Do these 7 things. Try to become more.
Humble, Charitable, Chaste, Temperate, Diligent, Patient and, most of all GRATEFUL for all that we have been blessed with.
Learn to resist the temptations to be.
Proud, Greedy, Lustful, Gluttonous, Slothful, Wrathful and worst of all Envious for what we want for our greedy selves.
God does not care what we think, say or do because our species is just a tiny speck in the Universe God created.
We have chosen to follow and obey the people that had no souls or sold them and become a source of disharmony and chaos in God’s Universe.
The proper name for our species is not Homo Sapiens Sapiens as we call ourselves.
The proper name is Homo Dumb and Dumber. We are going to cause our own extinction because we are so UNGRATEFUL for all the wonderful blessings that God gave us.
I don’t care a bit because I have been totally blessed with all I could ever have dreamed of needing or wanting.
I am just “Paul Revere” riding my “horse” through the night to try to warn the people that might listen of what I see coming even though I know few of them will listen because they are so much ,ore important and smart than I am.
My old body will be gone soon but maybe my soul will still exist. I don’t really care because life has been so good to me- so far.
Have a good day Homo Dumbass because there will not be many days left for you and our species.

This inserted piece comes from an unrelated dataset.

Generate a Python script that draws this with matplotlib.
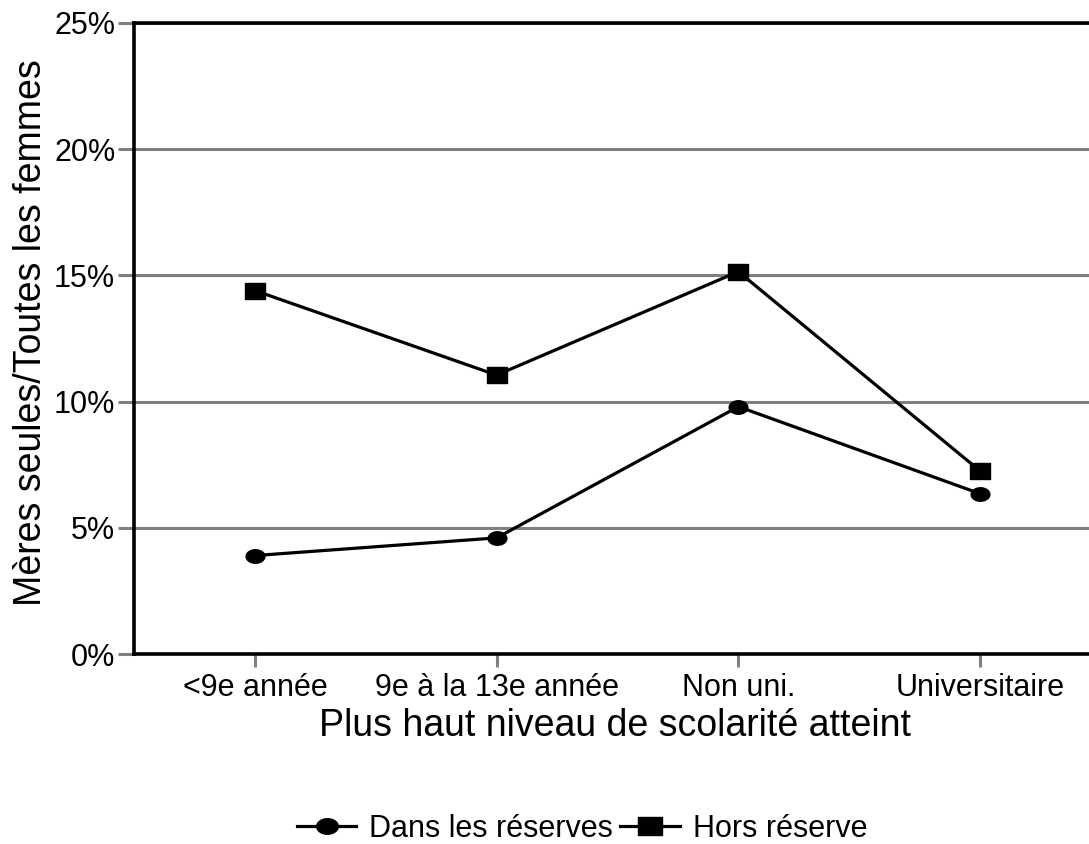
import matplotlib
matplotlib.use("Agg")
import matplotlib.pyplot as plt
from matplotlib.path import Path
import numpy as np

plt.rcParams['font.family'] = ['Liberation Sans', 'DejaVu Sans']

categories = ["<9e année", "9e à la 13e année", "Non uni.", "Universitaire"]
dans_reserves = [3.9, 4.6, 9.8, 6.35]
hors_reserve = [14.4, 11.05, 15.15, 7.25]
yticks = [0, 5, 10, 15, 20, 25]
ytick_labels = ["0%", "5%", "10%", "15%", "20%", "25%"]

# custom marker shapes (slightly wider than tall)
t = np.linspace(0, 2 * np.pi, 60)
ellipse = Path(np.column_stack([np.cos(t), 0.72 * np.sin(t)]), closed=True)
rect = Path([(-1, -0.82), (1, -0.82), (1, 0.82), (-1, 0.82), (-1, -0.82)], closed=True)

fig = plt.figure(figsize=(10.89, 8.44), dpi=100)
ax = fig.add_axes([134 / 1089, 1 - 654 / 844, (1101 - 134) / 1089, (654 - 23) / 844])

x = np.arange(len(categories))
ax.plot(x, dans_reserves, color='black', lw=2.3, marker=ellipse, markersize=13.5,
        markerfacecolor='black', markeredgecolor='black', label="Dans les réserves", zorder=3)
ax.plot(x, hors_reserve, color='black', lw=2.3, marker=rect, markersize=14.5,
        markerfacecolor='black', markeredgecolor='black', label="Hors réserve", zorder=3)

ax.set_xlim(-0.5, 3.5)
ax.set_ylim(0, 25)
ax.set_yticks(yticks)
ax.set_yticklabels(ytick_labels, fontsize=22)
ax.set_xticks(x)
ax.set_xticklabels(categories, fontsize=22)
ax.yaxis.grid(True, color='#808080', lw=2.2, zorder=0)
ax.set_axisbelow(True)
ax.tick_params(axis='y', length=11.5, width=2.2, color='#808080', pad=2)
ax.tick_params(axis='x', length=9, width=2.2, color='#808080', pad=5)

for s in ['left', 'bottom', 'top']:
    ax.spines[s].set_linewidth(2.6)
    ax.spines[s].set_color('black')
ax.spines['right'].set_visible(False)

fig.text(615 / 1089, 1 - 726 / 844, "Plus haut niveau de scolarité atteint",
         fontsize=27, ha='center', va='center')
fig.text(31 / 1089, 1 - 333 / 844, "Mères seules/Toutes les femmes",
         fontsize=27, ha='center', va='center', rotation=90)

handles, labels = ax.get_legend_handles_labels()
leg = fig.legend(handles, labels, loc='center', bbox_to_anchor=(582 / 1089, 1 - 829 / 844),
                 ncol=2, frameon=False, fontsize=22, handlelength=1.96, handletextpad=0.42,
                 columnspacing=0.23, markerscale=1.15)

fig.savefig("out.png", dpi=100)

Tom I think the Catholic Church has a certain appeal because simply people quite like ceremony and the Catholic Church still has the biggest sense of mysticism to it.
They also have the coolest churches (or at least the majority of them). They’re beautiful and immensely peaceful places.

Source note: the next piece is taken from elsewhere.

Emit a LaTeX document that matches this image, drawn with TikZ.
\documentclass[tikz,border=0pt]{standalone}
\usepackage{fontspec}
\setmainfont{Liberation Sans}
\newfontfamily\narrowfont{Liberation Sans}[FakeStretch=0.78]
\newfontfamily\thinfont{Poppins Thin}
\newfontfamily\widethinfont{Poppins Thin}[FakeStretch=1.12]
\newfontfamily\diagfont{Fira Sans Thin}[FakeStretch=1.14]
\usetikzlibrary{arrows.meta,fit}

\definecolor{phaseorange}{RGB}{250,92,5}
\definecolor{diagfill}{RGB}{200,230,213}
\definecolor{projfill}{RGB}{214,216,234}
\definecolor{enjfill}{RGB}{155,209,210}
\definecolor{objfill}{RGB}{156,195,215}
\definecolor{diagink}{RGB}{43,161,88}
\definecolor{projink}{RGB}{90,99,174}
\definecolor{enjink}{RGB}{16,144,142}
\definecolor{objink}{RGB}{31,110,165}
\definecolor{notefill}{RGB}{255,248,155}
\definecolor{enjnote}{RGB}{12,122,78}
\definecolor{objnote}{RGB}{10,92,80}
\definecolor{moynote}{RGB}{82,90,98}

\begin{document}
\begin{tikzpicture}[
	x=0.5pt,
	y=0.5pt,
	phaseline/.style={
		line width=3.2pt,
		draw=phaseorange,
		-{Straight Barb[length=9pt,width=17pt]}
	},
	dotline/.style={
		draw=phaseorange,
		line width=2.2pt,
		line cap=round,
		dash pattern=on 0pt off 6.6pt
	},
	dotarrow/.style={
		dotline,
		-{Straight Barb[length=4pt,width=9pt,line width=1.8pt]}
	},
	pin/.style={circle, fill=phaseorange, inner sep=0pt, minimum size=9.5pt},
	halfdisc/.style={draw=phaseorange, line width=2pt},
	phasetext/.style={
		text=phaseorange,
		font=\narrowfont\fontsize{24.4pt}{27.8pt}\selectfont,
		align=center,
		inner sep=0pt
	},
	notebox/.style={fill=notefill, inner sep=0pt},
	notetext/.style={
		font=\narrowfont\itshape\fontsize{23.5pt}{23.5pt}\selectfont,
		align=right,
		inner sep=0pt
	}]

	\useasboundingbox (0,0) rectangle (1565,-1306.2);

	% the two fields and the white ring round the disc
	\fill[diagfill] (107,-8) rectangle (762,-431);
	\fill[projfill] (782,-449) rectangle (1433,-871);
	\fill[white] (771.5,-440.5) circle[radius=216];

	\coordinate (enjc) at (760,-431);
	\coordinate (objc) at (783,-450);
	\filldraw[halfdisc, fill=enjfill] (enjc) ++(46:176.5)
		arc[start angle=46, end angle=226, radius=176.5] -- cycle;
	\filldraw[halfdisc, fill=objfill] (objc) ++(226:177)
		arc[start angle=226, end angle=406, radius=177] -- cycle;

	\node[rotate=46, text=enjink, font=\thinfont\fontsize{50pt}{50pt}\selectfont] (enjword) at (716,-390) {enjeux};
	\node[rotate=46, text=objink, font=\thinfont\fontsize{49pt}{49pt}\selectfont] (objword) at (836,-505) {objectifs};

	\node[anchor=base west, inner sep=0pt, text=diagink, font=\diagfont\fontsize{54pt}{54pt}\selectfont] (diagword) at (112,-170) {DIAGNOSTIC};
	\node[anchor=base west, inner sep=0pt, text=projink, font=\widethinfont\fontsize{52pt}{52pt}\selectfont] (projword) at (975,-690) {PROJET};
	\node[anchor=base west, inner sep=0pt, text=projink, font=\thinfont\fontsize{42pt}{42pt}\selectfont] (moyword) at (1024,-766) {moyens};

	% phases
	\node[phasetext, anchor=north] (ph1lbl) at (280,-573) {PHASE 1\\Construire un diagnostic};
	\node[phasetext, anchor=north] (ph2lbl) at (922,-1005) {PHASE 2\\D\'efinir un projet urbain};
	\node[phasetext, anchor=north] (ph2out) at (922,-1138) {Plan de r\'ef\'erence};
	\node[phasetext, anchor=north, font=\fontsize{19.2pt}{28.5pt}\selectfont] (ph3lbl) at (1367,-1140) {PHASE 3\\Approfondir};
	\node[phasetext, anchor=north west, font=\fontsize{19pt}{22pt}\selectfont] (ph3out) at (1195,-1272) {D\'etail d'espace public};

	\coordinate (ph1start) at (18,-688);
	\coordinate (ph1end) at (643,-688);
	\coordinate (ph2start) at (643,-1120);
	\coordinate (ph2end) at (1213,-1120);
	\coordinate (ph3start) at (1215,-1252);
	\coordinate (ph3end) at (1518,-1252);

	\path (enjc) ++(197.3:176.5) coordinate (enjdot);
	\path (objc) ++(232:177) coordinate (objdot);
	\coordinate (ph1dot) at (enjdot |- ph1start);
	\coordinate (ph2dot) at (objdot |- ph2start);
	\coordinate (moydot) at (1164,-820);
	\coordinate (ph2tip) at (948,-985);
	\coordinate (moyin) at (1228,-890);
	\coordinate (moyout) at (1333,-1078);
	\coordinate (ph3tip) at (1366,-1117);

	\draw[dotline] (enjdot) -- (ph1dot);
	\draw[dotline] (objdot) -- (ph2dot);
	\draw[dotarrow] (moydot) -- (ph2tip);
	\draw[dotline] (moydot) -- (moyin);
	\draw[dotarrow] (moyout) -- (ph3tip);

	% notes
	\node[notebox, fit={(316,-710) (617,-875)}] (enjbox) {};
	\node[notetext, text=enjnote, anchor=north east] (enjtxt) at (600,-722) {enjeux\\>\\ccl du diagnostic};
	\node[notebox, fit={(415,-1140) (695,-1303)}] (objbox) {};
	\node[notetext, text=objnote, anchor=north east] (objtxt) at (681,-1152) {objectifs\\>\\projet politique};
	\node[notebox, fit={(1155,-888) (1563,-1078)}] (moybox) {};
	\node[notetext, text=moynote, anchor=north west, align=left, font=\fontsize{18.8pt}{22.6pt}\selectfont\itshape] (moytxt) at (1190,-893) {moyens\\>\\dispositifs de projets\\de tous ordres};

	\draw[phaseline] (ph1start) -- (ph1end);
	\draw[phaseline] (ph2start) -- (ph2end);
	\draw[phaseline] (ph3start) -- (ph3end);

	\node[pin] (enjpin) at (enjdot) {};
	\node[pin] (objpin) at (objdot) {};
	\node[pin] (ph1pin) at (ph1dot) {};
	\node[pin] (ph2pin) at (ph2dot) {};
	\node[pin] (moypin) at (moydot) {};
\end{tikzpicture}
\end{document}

And in uncertain times (like these, especially post Covid) people look to find comfort and meaning and faith provides that for a lot of them. Thinking that events are part of a “plan” is a lot more soothing then thinking it’s all just random madness.
I do have a question as to whether the objection to women priests is because you think it’s against the teachings of Christ or whether simply because you don’t think the church should have to adapt just because someone says it has to to be “fair”. Personally if an organization says their rules say that only men can hold a certain position, and the members of that organization all agree then all power to them.

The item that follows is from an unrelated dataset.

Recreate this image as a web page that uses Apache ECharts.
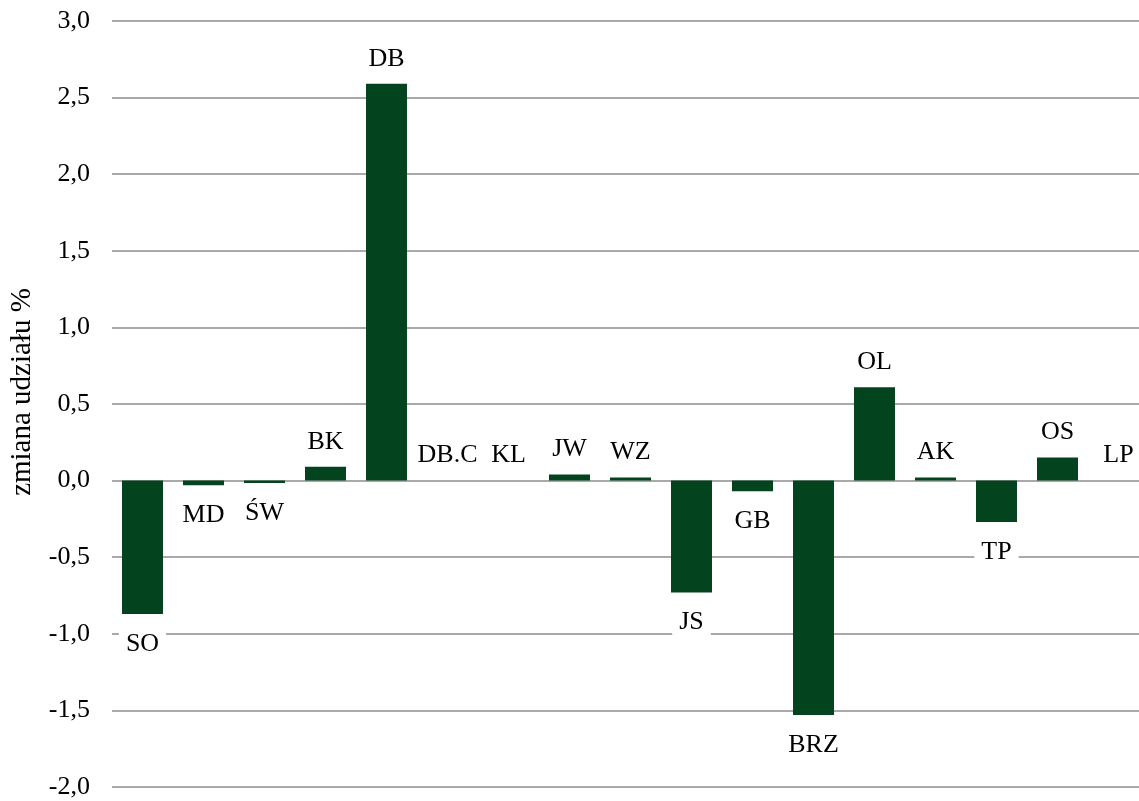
<!DOCTYPE html>
<html>
<head>
<meta charset="utf-8">
<script src="https://cdn.jsdelivr.net/npm/echarts@6/dist/echarts.min.js"></script>
<style>
html,body{margin:0;padding:0;background:#fff;overflow:hidden;width:1139px;height:801px;}
#chart{width:1149px;height:801px;}
</style>
</head>
<body>
<div id="chart"></div>
<script>
const categories = ['SO','MD','ŚW','BK','DB','DB.C','KL','JW','WZ','JS','GB','BRZ','OL','AK','TP','OS','LP'];
const values = [-0.87,-0.03,-0.015,0.09,2.59,0,0,0.04,0.02,-0.73,-0.07,-1.53,0.61,0.02,-0.27,0.15,0];
const axisName = 'zmiana udziału %';
const yMin = -2, yMax = 3, yStep = 0.5;

const FONT = '"Liberation Serif","Times New Roman",serif';
const chart = echarts.init(document.getElementById('chart'));

const data = values.map(function(v){
  const neg = v < 0;
  return {
    value: v,
    label: {
      position: neg ? 'bottom' : 'top',
      distance: neg ? 17 : 12
    }
  };
});

chart.setOption({
  animation: false,
  backgroundColor: '#ffffff',
  grid: {left: 112, right: 0, top: 21, bottom: 14, containLabel: false},
  xAxis: {
    type: 'category',
    data: categories,
    axisLine: {show: false},
    axisTick: {show: false},
    axisLabel: {show: false},
    splitLine: {show: false}
  },
  yAxis: {
    type: 'value',
    min: yMin, max: yMax, interval: yStep,
    axisLine: {show: false},
    axisTick: {show: false},
    axisLabel: {
      margin: 22,
      fontFamily: FONT,
      fontSize: 26,
      color: '#000',
      formatter: function(v){ return v.toFixed(1).replace('.', ','); }
    },
    splitLine: {show: true, lineStyle: {color: '#8c8c8c', width: 1.5}}
  },
  graphic: [{
    type: 'text',
    x: 22, y: 392,
    rotation: Math.PI / 2,
    style: {
      text: axisName,
      fontFamily: FONT,
      fontSize: 29,
      fill: '#000',
      textAlign: 'center',
      textVerticalAlign: 'middle'
    }
  }],
  series: [{
    type: 'bar',
    data: data,
    barWidth: 41,
    itemStyle: {color: '#03441f'},
    label: {
      show: true,
      formatter: function(p){ return categories[p.dataIndex]; },
      fontFamily: FONT,
      fontSize: 26,
      lineHeight: 26,
      color: '#000',
      backgroundColor: '#ffffff',
      padding: [0, 7]
    }
  }]
});
</script>
</body>
</html>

But I don’t subscribe to the view that women in the Church is against some fundamental teaching of Christ (which by my reckoning kind of boils down to “be excellent to one another”). I certainly tune out once people start selectively quoting things from the Old Testament – because we all know that if we followed that to the letter we’d be killing/maiming people for all sorts of offences.
I’ve also read a number of comments here about Presbyterians. Well I was raised as one of those and my experience doesn’t match what people here seem to think. In the same manner as my Catholic friends weren’t indulging in what we know happened in that historically with some of the nuns and priests, so I don’t make broad statements about Catholicism.
As an aside I’ve always loathed militant atheists because to me they’re just as “religious” in their beliefs as the most fundamental, militant believer in God.
The answer is marketing. People don’t know the Orthodox Church exists, but they know about Catholicism, and that’s the most authentic version that presents itself to them.
In the United States, there’s probably at least fifty million Catholics. There’s maybe three million Orthodox if you count the Arabs and Greeks who only show up at Pascha. I would say that the Orthodox Church is getting similar percentages, but less volume.
All I know is what I see before my very eyes every Sunday. Half our choir wasn’t even chrismated a year ago. Every time the Priest says the prayers for the catechumens during the liturgy, I’ve never failed to see less than a dozen people come forward, and that’s been static, even with regular baptisms and chrismations occuring. That wasn’t happening at this level before Covid. There is a cultural phenomenon occurring. And what is really interesting is the diversity of races. Lots of black people converting too. Does it skew male? Definitely, but with five daughters, I can’t complain.